MD_clean_rotations .true.
output_level MD_light
where $t is a multiple of the “freq” keywords in control.in.rex, updated at each MD substep between swaps, and $temp[$i+1] is the target temperature for the particular replica and parallel tempering step. These lines are hard coded in the perl script rex.AIMS.pl. -
•
geometry.in.basic, written in the geometry.in format. It will be copied into each subdirectory, so that each replica would start form the same geometry.
-
•
optional: list_of_geometries If present, it must contain a list of geometry files (each in the geometry.in format), one line each, that must be present in the working directory. The script will copy the file in the first line into the first subdirectory (i.e. related to the first temperature in control.in.rex), and so on. In case list_of_geometries contains less lines than the defined number of replicas, the “exceeding” replicas will start with the geometry contained in geometry.in.basic.
-
•
rex.AIMS.pl, managing perl script. Nothing to be done here, in principle. If invoked as
perl rex.AIMS.pl stat <log_file>
in a directory that contains a log_file created by rex.AIMS.pl itself (see next section), it provides useful statistics (even on the fly). -
•
submit.rex is the batch script. Some attention form the user is required here, too.
-
–
select the total number of slots with the keyword "# $ -pe impi", according to the number of replicas. For performance reasons only, it is a good idea to have the number of slots be a multiple of the number of replicas (n_rex in geometry.in.rex). Informations and warnings concerning this issue will be written to log_rex.
-
–
give the variable type the value ‘init’ or ‘restart’, according to the kind of run. Note that by running a ‘restart’, the script will complete the possibly interrupted parallel tempering steps (also only in some of the subdirectories) and then will continue with the replica exchange algorithm.
-
–
set the proper name and path for the aims binary
-
–
set the number of slots per node (host) with ncpupn=<#SlotsPerNode>. This is particularly important for the right distribution of available slots. For performance reasons only, it is a good idea to have the number of slots per replica be a multiple of the number of slots per node (ncpupn) or vice versa. Informations and warnings concerning this issue will be written to log_rex.

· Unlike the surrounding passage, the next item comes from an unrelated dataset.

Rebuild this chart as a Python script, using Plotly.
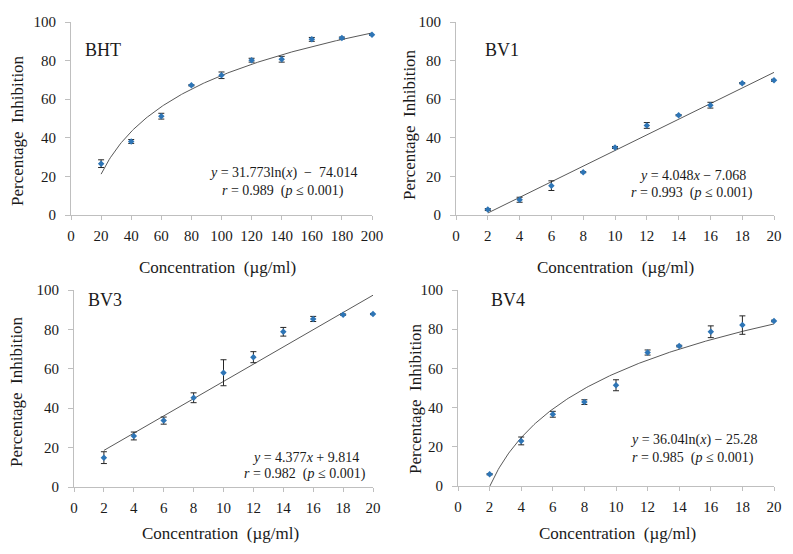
import numpy as np
import plotly.graph_objects as go

# ---------------- data ----------------
bht_x = [20, 40, 60, 80, 100, 120, 140, 160, 180, 200]
bht_y = [26.6, 38.1, 51.2, 67.2, 72.4, 80.2, 80.7, 91.0, 91.7, 93.4]
bht_err = [2.0, 1.0, 1.5, 0.3, 1.7, 1.0, 1.5, 1.0, 0.5, 0.3]
bht_a, bht_b = 31.773, -74.014  # y = a ln(x) + b

bv1_x = [2, 4, 6, 8, 10, 12, 14, 16, 18, 20]
bv1_y = [2.8, 7.9, 15.2, 22.2, 35.0, 46.4, 51.7, 56.9, 68.3, 69.8]
bv1_err = [0.5, 1.3, 2.5, 0.3, 0.5, 1.5, 0.3, 1.5, 0.3, 0.5]
bv1_a, bv1_b = 4.048, -7.068  # y = a x + b

bv3_x = [2, 4, 6, 8, 10, 12, 14, 16, 18, 20]
bv3_y = [14.9, 25.9, 33.7, 45.3, 58.0, 65.9, 78.8, 85.3, 87.5, 87.8]
bv3_err = [3.0, 2.0, 1.8, 2.5, 6.6, 2.8, 2.2, 1.3, 0.3, 0.3]
bv3_a, bv3_b = 4.377, 9.814  # y = a x + b

bv4_x = [2, 4, 6, 8, 10, 12, 14, 16, 18, 20]
bv4_y = [6.0, 23.0, 36.6, 42.8, 51.4, 68.1, 71.4, 78.7, 82.1, 84.2]
bv4_err = [0.3, 2.0, 1.5, 1.2, 2.8, 1.3, 0.4, 3.0, 4.7, 0.4]
bv4_a, bv4_b = 36.04, -25.28  # y = a ln(x) + b

panel_names = ["BHT", "BV1", "BV3", "BV4"]
eq_line1 = [
    "<i>y</i> = 31.773ln(<i>x</i>)  \u2212  74.014",
    "<i>y</i> = 4.048<i>x</i> \u2212 7.068",
    "<i>y</i> = 4.377<i>x</i> + 9.814",
    "<i>y</i> = 36.04ln(<i>x</i>) \u2212 25.28",
]
eq_line2 = [
    "<i>r</i> = 0.989  (<i>p</i> \u2264 0.001)",
    "<i>r</i> = 0.993  (<i>p</i> \u2264 0.001)",
    "<i>r</i> = 0.982  (<i>p</i> \u2264 0.001)",
    "<i>r</i> = 0.985  (<i>p</i> \u2264 0.001)",
]
x_title = "Concentration  (\u00b5g/ml)"
y_title = "Percentage  Inhibition"

# ---------------- styling ----------------
W, H = 793, 554
FONT = "Liberation Serif"
TXT = "#1a1a1a"
MARK = "#2E75B6"
AXC = "#BFBFBF"

def px(x):
    return x / W

def py(y):
    return 1 - y / H

# panel pixel boxes: (x0, x1, ytop, ybottom)
boxes = [(71, 372, 22, 215), (456, 774, 22, 215), (74, 373, 290, 487), (458, 774, 290, 486)]
xmax = [200, 20, 20, 20]
xdt = [20, 2, 2, 2]
xtitle_pos = [(217, 267), (615, 267), (220, 533), (617, 533)]
ytitle_pos = [(17, 131), (410, 125), (16, 392), (415, 399)]

series = [
    (bht_x, bht_y, bht_err, "log", bht_a, bht_b),
    (bv1_x, bv1_y, bv1_err, "lin", bv1_a, bv1_b),
    (bv3_x, bv3_y, bv3_err, "lin", bv3_a, bv3_b),
    (bv4_x, bv4_y, bv4_err, "log", bv4_a, bv4_b),
]

fig = go.Figure()
layout = dict(
    template="none",
    width=W, height=H,
    margin=dict(l=0, r=0, t=0, b=0),
    paper_bgcolor="white", plot_bgcolor="white",
    showlegend=False,
    font=dict(family=FONT, color=TXT, size=14),
)
annotations = []

for i, (xs, ys, es, kind, a, b) in enumerate(series):
    n = "" if i == 0 else str(i + 1)
    xa, ya = "x" + n, "y" + n
    # trendline from the fitted coefficients shown on the chart
    xt = np.linspace(min(xs), max(xs), 200)
    yt = a * np.log(xt) + b if kind == "log" else a * xt + b
    fig.add_trace(go.Scatter(x=xt, y=yt, mode="lines", xaxis=xa, yaxis=ya,
                             line=dict(color="#595959", width=1), hoverinfo="skip",
                             cliponaxis=False))
    fig.add_trace(go.Scatter(x=xs, y=ys, mode="markers", xaxis=xa, yaxis=ya,
                             marker=dict(symbol="diamond", size=5, color=MARK,
                                         line=dict(width=0)),
                             error_y=dict(type="data", array=es, visible=True,
                                          color="#262626", thickness=1, width=3),
                             cliponaxis=False))
    x0, x1, yt0, yb0 = boxes[i]
    layout["xaxis" + n] = dict(
        domain=[px(x0), px(x1)], anchor=ya, range=[0, xmax[i]], automargin=False,
        tickmode="linear", tick0=0, dtick=xdt[i],
        showgrid=False, zeroline=False, showline=True, linecolor=AXC, linewidth=1,
        ticks="outside", ticklen=4, tickcolor=AXC, ticklabelstandoff=3,
        tickfont=dict(family=FONT, size=15, color=TXT),
    )
    layout["yaxis" + n] = dict(
        domain=[py(yb0), py(yt0)], anchor=xa, range=[0, 100], automargin=False,
        tickmode="linear", tick0=0, dtick=20,
        showgrid=False, zeroline=False, showline=True, linecolor=AXC, linewidth=1,
        ticks="outside", ticklen=5, tickcolor=AXC, ticklabelstandoff=6,
        tickfont=dict(family=FONT, size=15, color=TXT),
    )
    # axis titles
    tx, ty = xtitle_pos[i]
    annotations.append(dict(x=px(tx), y=py(ty), xref="paper", yref="paper",
                            text=x_title, showarrow=False, xanchor="center",
                            yanchor="middle", font=dict(family=FONT, size=17, color=TXT)))
    tx, ty = ytitle_pos[i]
    annotations.append(dict(x=px(tx), y=py(ty), xref="paper", yref="paper",
                            text=y_title, showarrow=False, xanchor="center",
                            yanchor="middle", textangle=-90,
                            font=dict(family=FONT, size=17, color=TXT)))

# panel labels and equations
label_pos = [(83, 50), (483, 50), (86, 300), (489, 300)]
eq_pos = [(283, 173, 191), (692, 175, 193), (305, 457, 474), (693, 440, 458)]
for i in range(4):
    lx, ly = label_pos[i]
    annotations.append(dict(x=px(lx), y=py(ly), xref="paper", yref="paper",
                            text=panel_names[i], showarrow=False, xanchor="left",
                            yanchor="middle", font=dict(family=FONT, size=18, color=TXT)))
    ex, e1, e2 = eq_pos[i]
    annotations.append(dict(x=px(ex), y=py(e1), xref="paper", yref="paper",
                            text=eq_line1[i], showarrow=False, xanchor="center",
                            yanchor="middle", font=dict(family=FONT, size=14, color=TXT)))
    annotations.append(dict(x=px(ex), y=py(e2), xref="paper", yref="paper",
                            text=eq_line2[i], showarrow=False, xanchor="center",
                            yanchor="middle", font=dict(family=FONT, size=14, color=TXT)))

layout["annotations"] = annotations
fig.update_layout(**layout)
fig.write_html("out.html", config={"displayModeBar": False},
               post_script="document.body.style.margin='0';document.body.style.overflow='hidden';")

Below, the relevant area for the settings is reported:
################### to be taken care of by the user ###############
binary=’<binary path and name>’
# put type=’init’, if initializing, ’restart’ if restarting
type=’init’
# type=’restart’
# number of CPU per node (host)
ncpupn=<#SlotsPerNode>
################################################################### -
–
-
•
run_rex.sh is a bash script in order to run locally
-
–
serves as a substitution for submit.rex if the SGE is not available
-
–
if possible, use submit.rex because of performance reasons due to the more sophisticated distribution of jobs over the available slots (CPU)
-
–
4.10.2 Output
-
•
in each of the subdirectories rex_?? there are the files:
-
–
temp.out full FHI-aims output for the parallel tempering tempering step
-
–
control.in and control.in, the usual FHI-aims input files. They will change at each parallel tempering step, managed by the script.
-
–
energy.trajectory. Cumulative (i.e. appended after each attempted swap) energy trajectory for the replica.
-
–
out.xyz. Cumulative geometry trajectory, in xyz format.
-
–
-
•
in the working directory: log_rex. It contains useful information on the swapping process. Below there is a commented example for a four replicas run.

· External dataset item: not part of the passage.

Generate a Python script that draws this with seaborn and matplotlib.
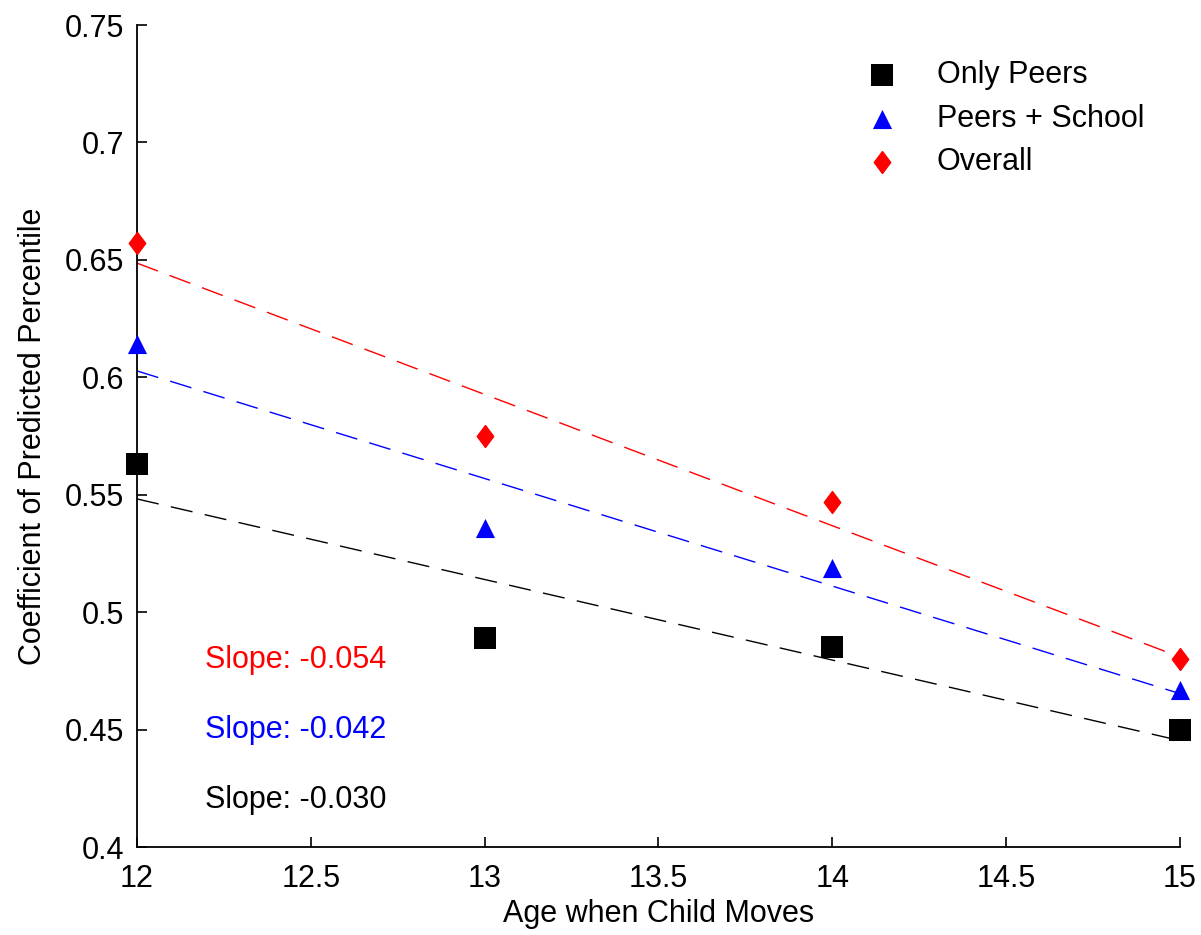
import matplotlib
matplotlib.use("Agg")
import matplotlib.pyplot as plt
import seaborn as sns
import numpy as np

# ---- data ----
ages = [12, 13, 14, 15]
only_peers = [0.563, 0.489, 0.485, 0.450]
peers_school = [0.614, 0.536, 0.519, 0.467]
overall = [0.657, 0.575, 0.547, 0.480]
series_names = ["Only Peers", "Peers + School", "Overall"]
slope_labels = ["Slope: -0.054", "Slope: -0.042", "Slope: -0.030"]
x_ticks = [12, 12.5, 13, 13.5, 14, 14.5, 15]
y_ticks = [0.4, 0.45, 0.5, 0.55, 0.6, 0.65, 0.7, 0.75]

sns.set_style("white")
plt.rcParams["font.family"] = ["Liberation Sans", "DejaVu Sans"]
plt.rcParams["font.size"] = 22
plt.rcParams["text.color"] = "black"
plt.rcParams["axes.labelcolor"] = "black"

fig = plt.figure(figsize=(12.01, 9.35), dpi=100)
ax = fig.add_axes([137/1201, 1-847/935, (1180-137)/1201, (847-25)/935])

values = [only_peers, peers_school, overall]
colors = ["#000000", "#0000ff", "#ff0000"]
diamond = [(0, 1), (0.75, 0), (0, -1), (-0.75, 0), (0, 1)]
markers = ["s", "^", diamond]
sizes = [250, 190, 250]
edge_w = [0, 0, 1.0]

for vals, col in zip(values, colors):
    sns.regplot(x=np.array(ages, float), y=np.array(vals), scatter=False, ci=None,
                color=col, ax=ax, truncate=True,
                line_kws=dict(ls=(0, (16, 9)), lw=1.0))

for vals, col, mk, sz, ew, name in zip(values, colors, markers, sizes, edge_w, series_names):
    sns.scatterplot(x=ages, y=vals, marker=mk, color=col, s=sz, linewidth=ew,
                    edgecolor=col, label=name, ax=ax, zorder=5, clip_on=False)

ax.set_xlim(12, 15)
ax.set_ylim(0.4, 0.75)
ax.set_xticks(x_ticks)
ax.set_xticklabels([f"{t:g}" for t in x_ticks])
ax.set_yticks(y_ticks)
ax.set_yticklabels([f"{t:g}" for t in y_ticks])
ax.tick_params(direction="in", length=7, width=1.2, labelsize=22,
               left=True, bottom=True, colors="black")
ax.tick_params(axis="x", pad=12)
ax.tick_params(axis="y", pad=9)
for s in ["top", "right"]:
    ax.spines[s].set_visible(False)
for s in ["left", "bottom"]:
    ax.spines[s].set_color("black")
    ax.spines[s].set_linewidth(1.3)

ax.set_xlabel("Age when Child Moves", fontsize=22, labelpad=4)
ax.set_ylabel("Coefficient of Predicted Percentile", fontsize=22, labelpad=12)

# slope annotations
slope_y = [0.4796, 0.450, 0.420]
for lbl, col, yv in zip(slope_labels, ["#ff0000", "#0000ff", "#000000"], slope_y):
    ax.text(12.196, yv, lbl, color=col, fontsize=22, ha="left", va="center")

leg = ax.legend(loc="upper left", bbox_to_anchor=(859/1201, 1-60/935),
                bbox_transform=fig.transFigure, frameon=False, borderpad=0,
                borderaxespad=0, handlelength=1.5, handletextpad=1.04,
                labelspacing=0.45, fontsize=22, scatterpoints=1)
for t in leg.get_texts():
    t.set_color("black")

fig.savefig("out.png", dpi=100)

> Mon Apr 5 03:51:05 CEST 2010
The time at the attempeted swap
> Tt 100.0 200.0 150.0 250.0
The list of the running target temperatures, first place for rex_00, and so on
> map 1 3 2 4
Map of the temperatures in the “Tt” line, into the original list given in control.in.rex
> TE -6963471.3877 -6963471.2516 -6963471.4951 -6963471.3286
Total Energy (“Total energy (el.+nuc.)”) in each replica (first item in rex_00 and so on)

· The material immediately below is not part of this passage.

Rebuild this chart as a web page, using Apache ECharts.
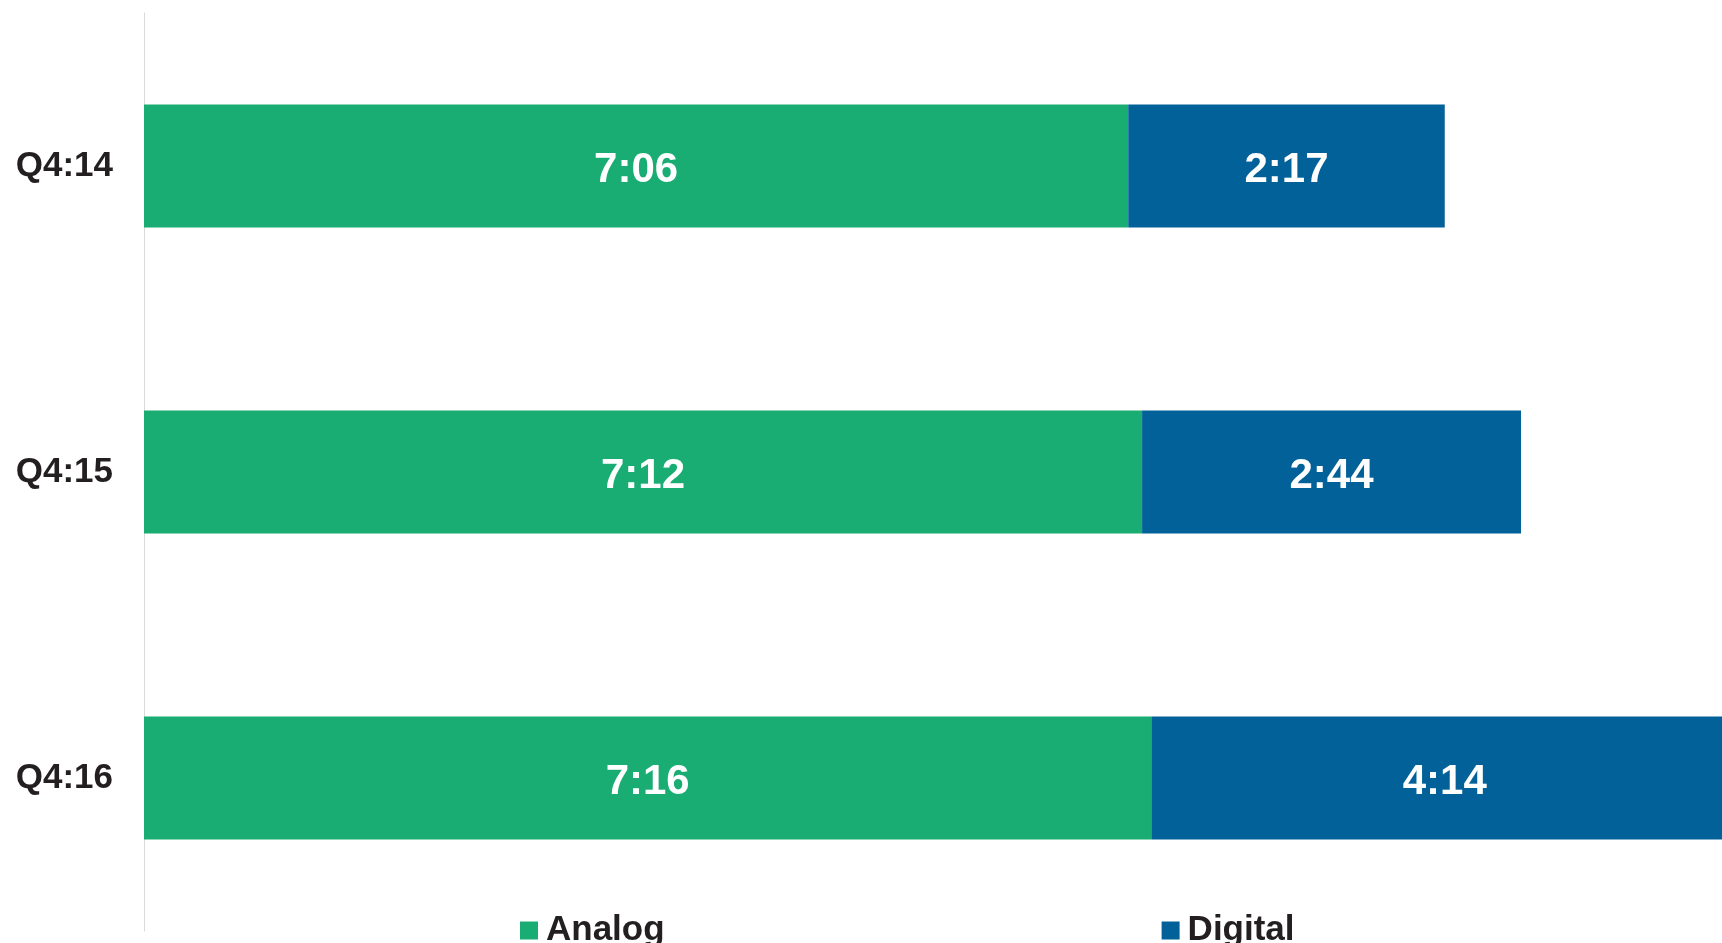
<!DOCTYPE html>
<html>
<head>
<meta charset="utf-8">
<script src="https://cdn.jsdelivr.net/npm/echarts@6/dist/echarts.min.js"></script>
<style>
html,body{margin:0;padding:0;background:#fff;}
#chart{width:1722px;height:943px;}
</style>
</head>
<body>
<div id="chart"></div>
<script>
// Data (minutes per day)
const categories = ["Q4:14", "Q4:15", "Q4:16"];
const analogMinutes = [426, 432, 436];   // 7:06, 7:12, 7:16
const digitalMinutes = [137, 164, 254];  // 2:17, 2:44, 4:14
const seriesNames = ["Analog", "Digital"];

function fmt(m) {
  const h = Math.floor(m / 60);
  const mm = m % 60;
  return h + ":" + (mm < 10 ? "0" : "") + mm;
}

const FONT = "'Liberation Sans', Arial, Helvetica, sans-serif";
const chart = echarts.init(document.getElementById('chart'));
const labelStyle = {
  show: true,
  position: 'inside',
  offset: [0, 4],
  color: '#ffffff',
  fontFamily: FONT,
  fontWeight: 'bold',
  fontSize: 42,
  formatter: p => fmt(p.value)
};
chart.setOption({
  animation: false,
  backgroundColor: '#ffffff',
  grid: { left: 144, right: 0, top: 13, bottom: 12, containLabel: false },
  legend: {
    data: seriesNames,
    left: 515,
    top: 908,
    itemWidth: 18,
    itemHeight: 18,
    itemGap: 497,
    icon: 'rect',
    textStyle: { color: '#231f20', fontFamily: FONT, fontWeight: 'bold', fontSize: 35, padding: [0, 0, 0, 3] }
  },
  xAxis: {
    type: 'value',
    min: 0,
    max: 683,
    show: false,
    splitLine: { show: false }
  },
  yAxis: {
    type: 'category',
    data: categories,
    inverse: true,
    axisLine: { show: true, lineStyle: { color: '#d9d9d9', width: 1 } },
    axisTick: { show: false },
    axisLabel: { color: '#231f20', fontFamily: FONT, fontWeight: 'bold', fontSize: 35, margin: 31, padding: [8, 0, 0, 0] }
  },
  series: [
    {
      name: seriesNames[0],
      type: 'bar',
      stack: 'total',
      barWidth: 123,
      clip: false,
      data: analogMinutes,
      itemStyle: { color: '#1aad73' },
      label: labelStyle
    },
    {
      name: seriesNames[1],
      type: 'bar',
      stack: 'total',
      barWidth: 123,
      clip: false,
      data: digitalMinutes,
      itemStyle: { color: '#016198' },
      label: labelStyle
    }
  ]
});
</script>
</body>
</html>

> swapping 3 1 @T 150.0 100.0 accepted
> swapping 4 2 @T 250.0 200.0 rejected
Detail of attempeted swaps, with outcome
> temp 150.0 200.0 100.0 250.0
List of running target temperatures, after swaps.
> vfact 1.04880884817015 1 0.9534625892455937218 1
Rescaling coefficients for the velocities in each replica, for the next step
> ####### End of rex step #################WARNING: when wall-clock ends in the middle of a prallel tempering step, it will always be printed the message:
WARNING: rex_??/temp.out Not converged?
Please check this problem before continuing.
If the reason that any of temp.out’s does not reach not the end of the parallel tempering step is the end of the wall-clock time, then the run can be safely restarted by putting ‘type=restart‘ in submit.rex -
•
It is also possible to restart (prolong) a job that has been completed successfully, i.e. after the desired number of Replica Exchange steps has been performed. In order to do so, set ‘type=restart‘ in submit.rex, set ‘MAX_steps <#MaxSteps>‘ in control.in.rex according to the (new) desired maximum number of steps, and replace the third number in rex_par with that same number ‘<#MaxSteps>.
-
•
in the working directory: out.????, where ???? is a temperature, in 4 digits. Constructed by appending the temp.out temporary outputs at the same temperature, each out.???? contains the full FHI-aims output at the given temperature.